James Weldon Johnson (1871-1938)


Benjamin Franklin said, “God helps those who help themselves”, and over the years most think that is in the Bible. John Wesley, the founder of Methodism says, “Cleanliness is next to godliness”, and we think that’s somewhere in the Bible, too.

James Weldon Johnson (1871-1938) wrote a poem in 1922 called, “The Creation”,

AND God stepped out on space,
And He looked around and said,
“I’m lonely—
I’ll make me a world.”

And it filters down that God was somehow lonely — creating us to keep him company.

While it is a great poem (I presented it in high school drama) it is not very accurate. God was NOT lonely, did not create us from a sense of need, and has never depended on us for anything.

Why is that important?

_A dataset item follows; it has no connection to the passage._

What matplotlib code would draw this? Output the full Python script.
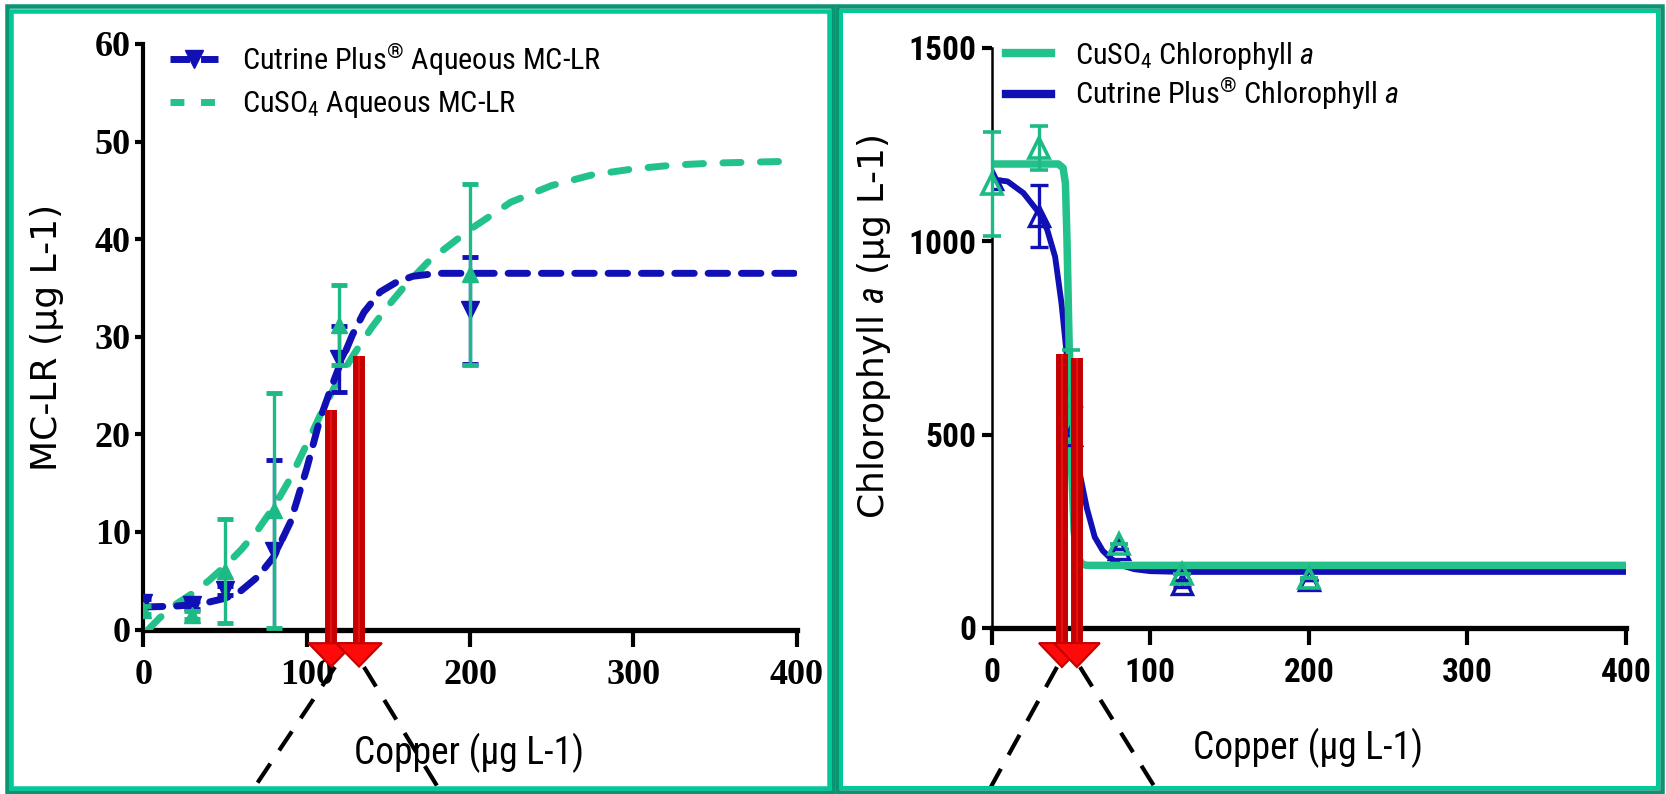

Because there is a difference between Love and Loneliness.

Loneliness focuses on self whereas Love is selfless. Ever known someone who “loved” you because they were lonely? How about someone who really loved you (regardless of what it did for them)? Notice a difference, did you?

God created through selfless love even though he knew it would cost him what was most dear (Rev. 3:8). He gave his eternal Son because he Loved (John 3:16) though most would reject (John 1:11). And throughout eternity he shall demonstrate that selfless love by pouring grace and blessing on those who enter the “secret place”1 (Ephesians 2:7)

No, God is complete within himself needing nothing but decided to share that love with the universe so they could enjoy it, too.